→ **GIVEN DATA**

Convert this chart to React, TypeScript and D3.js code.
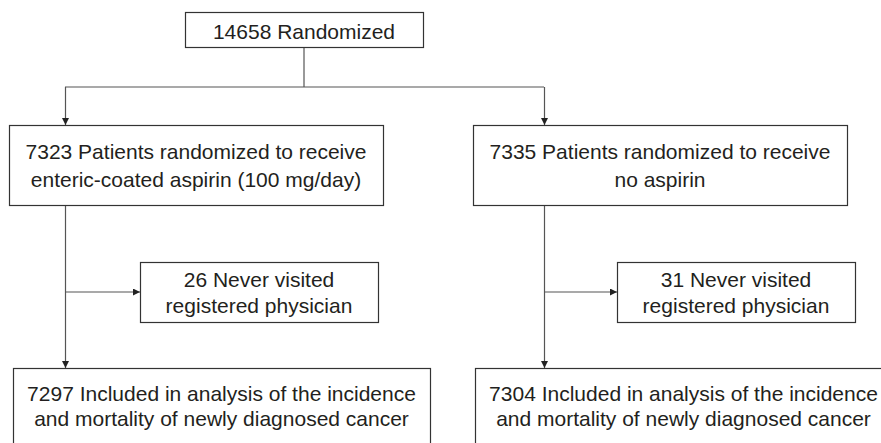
import React, { useRef, useEffect } from 'react';
import * as d3 from 'd3';

// flow numbers and labels
const totalRandomized = 14658;
const totalLabel = 'Randomized';
const armCounts = [7323, 7335];
const armLabels = [
  ['Patients randomized to receive', 'enteric-coated aspirin (100 mg/day)'],
  ['Patients randomized to receive', 'no aspirin'],
];
const excludedCounts = [26, 31];
const excludedLabels = ['Never visited', 'registered physician'];
const analyzedCounts = [7297, 7304];
const analyzedLabels = ['Included in analysis of the incidence', 'and mortality of newly diagnosed cancer'];

const W = 881;
const H = 443;

function App() {
  const svgRef = useRef<SVGSVGElement>(null);

  useEffect(() => {
    const svg = d3.select(svgRef.current);
    svg.selectAll('*').remove();

    const arms = d3.range(armCounts.length);
    // column layout per arm
    const armBoxX = d3.scaleOrdinal<number, number>().domain(arms).range([9, 473]);
    const spineX = d3.scaleOrdinal<number, number>().domain(arms).range([65, 544]);
    const exclBoxX = d3.scaleOrdinal<number, number>().domain(arms).range([140, 617]);
    const analysisBoxX = d3.scaleOrdinal<number, number>().domain(arms).range([13, 475]);

    const font = 'Liberation Sans, Arial, Helvetica, sans-serif';
    const boxStroke = '#333';
    const lineStroke = '#555';
    const textFill = '#231f20';

    const defs = svg.append('defs');
    defs.append('marker')
      .attr('id', 'arrow')
      .attr('viewBox', '0 0 10 10')
      .attr('refX', 10)
      .attr('refY', 5)
      .attr('markerWidth', 7)
      .attr('markerHeight', 7)
      .attr('markerUnits', 'userSpaceOnUse')
      .attr('orient', 'auto')
      .append('path')
      .attr('d', 'M0,0L10,5L0,10Z')
      .attr('fill', '#222');

    const box = (x: number, y: number, w: number, h: number) =>
      svg.append('rect')
        .attr('x', x + 0.5).attr('y', y + 0.5)
        .attr('width', w).attr('height', h)
        .attr('fill', '#fff')
        .attr('stroke', boxStroke)
        .attr('stroke-width', 1.2);

    const label = (cx: number, lines: string[], y0: number, dy: number) =>
      lines.forEach((t, i) => {
        svg.append('text')
          .attr('x', cx).attr('y', y0 + i * dy)
          .attr('text-anchor', 'middle')
          .attr('font-family', font)
          .attr('font-size', 21)
          .attr('fill', textFill)
          .text(t);
      });

    const link = (pts: [number, number][], arrow: boolean) =>
      svg.append('path')
        .attr('d', d3.line()(pts))
        .attr('fill', 'none')
        .attr('stroke', lineStroke)
        .attr('stroke-width', 1.2)
        .attr('marker-end', arrow ? 'url(#arrow)' : null);

    // top box
    const topX = 185, topW = 238, topY = 12, topH = 35;
    link([[topX + topW / 2, topY + topH], [topX + topW / 2, 87]], false);
    link([[spineX(0), 87], [spineX(1), 87]], false);
    box(topX, topY, topW, topH);
    label(topX + topW / 2, [`${totalRandomized} ${totalLabel}`], 38.5, 0);

    arms.forEach((a) => {
      const sx = spineX(a) + 0.5;
      // connectors
      link([[sx, 87], [sx, 125]], true);
      link([[sx, 205], [sx, 368]], true);
      link([[sx, 292], [exclBoxX(a), 292]], true);

      // arm box
      const aw = 374;
      box(armBoxX(a), 125, aw, 80);
      const armLines = [`${armCounts[a]} ${armLabels[a][0]}`, ...armLabels[a].slice(1)];
      label(armBoxX(a) + aw / 2, armLines, 158.5, 28.5);

      // excluded box
      const ew = 238;
      box(exclBoxX(a), 262, ew, 60);
      label(exclBoxX(a) + ew / 2, [`${excludedCounts[a]} ${excludedLabels[0]}`, excludedLabels[1]], 286.5, 26);

      // analysis box (runs off the bottom)
      const nw = 417;
      box(analysisBoxX(a), 368, nw, 100);
      label(analysisBoxX(a) + nw / 2, [`${analyzedCounts[a]} ${analyzedLabels[0]}`, analyzedLabels[1]], 400.5, 25.5);
    });
  }, []);

  return (
    <svg
      ref={svgRef}
      width={W}
      height={H}
      style={{ position: 'absolute', left: 0, top: 0, background: '#fff' }}
    />
  );
}

export default App;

→ **DIRECTIONS**
Go from the first line of the data above to the line containing "import * as d3 from 'd3';" and retype exactly those lines, both included, but none of the pictures.

→ **SOLUTION TO THE PROBLEM**
Convert this chart to React, TypeScript and D3.js code.
import React, { useRef, useEffect } from 'react';
import * as d3 from 'd3';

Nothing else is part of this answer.